Egypt police 'stripped and beat Facebook activist'

Human Rights Watch (HRW) has condemned the treatment by Egyptian police of an activist who was stripped, beaten and threatened with rape after using Facebook to back calls for a general strike.

"This is the work of thugs, pure and simple," said Joe Stork, Middle East deputy director at the New York-based Human Rights Watch.

"The Government must show that those responsible for upholding the law are also subject to the law."

Ahmed Maher Ibrahim, a 27-year-old civil engineer from Cairo, was arrested on May 7 after using the social networking site on the internet to support calls for a general strike on May 4, according to a statement by HRW.

He was "blindfolded ... taken to a police station where they stripped him naked and beat him intermittently for 12 hours," HRW said.

Mr Ibrahim was taken to state security headquarters where his captors "threatened to rape him with a stick and continued kicking, beating and insulting him," HRW said.

An Egyptian security official who requested anonymity denied the incident ever took place.

Mr Ibrahim told HRW that state security officers released him before dawn on May 8 but with the warning that he would be beaten more severely the next time he was detained.

"Egyptian authorities must immediately investigate and prosecute those security officials responsible for beating Ahmed Maher Ibrahim," HRW said.

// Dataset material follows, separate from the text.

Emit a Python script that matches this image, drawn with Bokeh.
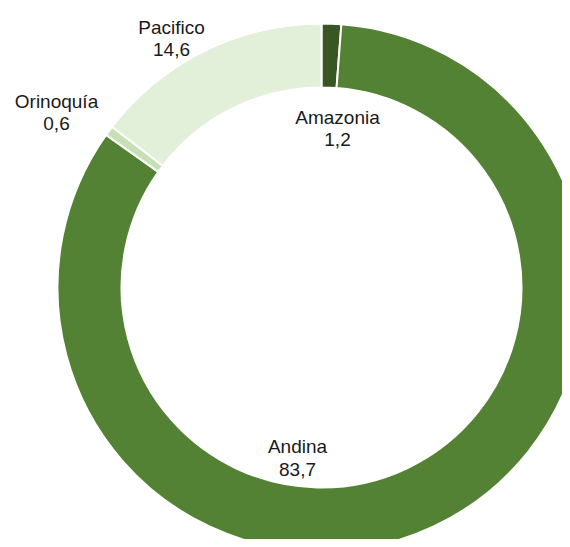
import numpy as np
from bokeh.plotting import figure
from bokeh.models import ColumnDataSource
from bokeh.core.properties import value
from bokeh.embed import file_html
from bokeh.resources import INLINE

# Data
regions = ["Amazonia", "Andina", "Orinoquía", "Pacifico"]
shares = [1.2, 83.7, 0.6, 14.6]
colors = ["#385723", "#548235", "#c5e0b4", "#e2f0d9"]

# Layout (pixel coordinates of label baselines, from top-left)
label_x = [337, 297, 56, 171]
label_y1 = [117, 446, 101, 27]
label_y2 = [139, 469, 123, 49]

W, H = 562, 539
cx_img, cy_img = 321, 287
R_OUT, R_IN = 264, 200

def tx(x):
    return x

def ty(y):
    return H - y

vals = np.array(shares, dtype=float)
frac = vals / vals.sum()
cum = np.concatenate([[0.0], np.cumsum(frac)])
start = np.pi / 2 - 2 * np.pi * cum[:-1]
end = np.pi / 2 - 2 * np.pi * cum[1:]

src = ColumnDataSource(dict(
    start=start, end=end, color=colors, region=regions,
))

p = figure(width=W, height=H, x_range=(0, W), y_range=(0, H),
           output_backend="svg", toolbar_location=None, min_border=0)
p.axis.visible = False
p.grid.visible = False
p.outline_line_color = None
p.background_fill_color = "white"

p.annular_wedge(x=tx(cx_img), y=ty(cy_img), inner_radius=R_IN, outer_radius=R_OUT,
                start_angle="start", end_angle="end", direction="clock",
                fill_color="color", line_color="white", line_width=2, source=src)

lab = ColumnDataSource(dict(
    x=[tx(v) for v in label_x],
    y1=[ty(v) for v in label_y1],
    y2=[ty(v) for v in label_y2],
    name=regions,
    val=[f"{v:.1f}".replace(".", ",") for v in shares],
))
for ycol, tcol in (("y1", "name"), ("y2", "val")):
    p.text(x="x", y=ycol, text=tcol, source=lab, text_align="center",
           text_baseline="alphabetic", text_font=value("Liberation Sans"),
           text_font_size="19px", text_color="#1a1a1a")

open("out.html", "w").write(file_html(p, INLINE))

A nationwide call for a day of protest on May 4 against price hikes and curbs on freedoms across Egypt went largely unheeded.

A day of nationwide action called for April 6 saw riots erupt in the Nile Delta city of Mahalla where three people died and hundreds were detained after demonstrators pulled down posters of President Hosni Mubarak.

Esraa Abdel Fattah, 27, who created the Facebook group calling for the April 6 strike, was arrested and jailed for three weeks for "inciting unrest."

In recent months Egypt has seen a number of strikes and protests against low salaries and price rises that have been the one of the most serious challenges to the Mubarak regime.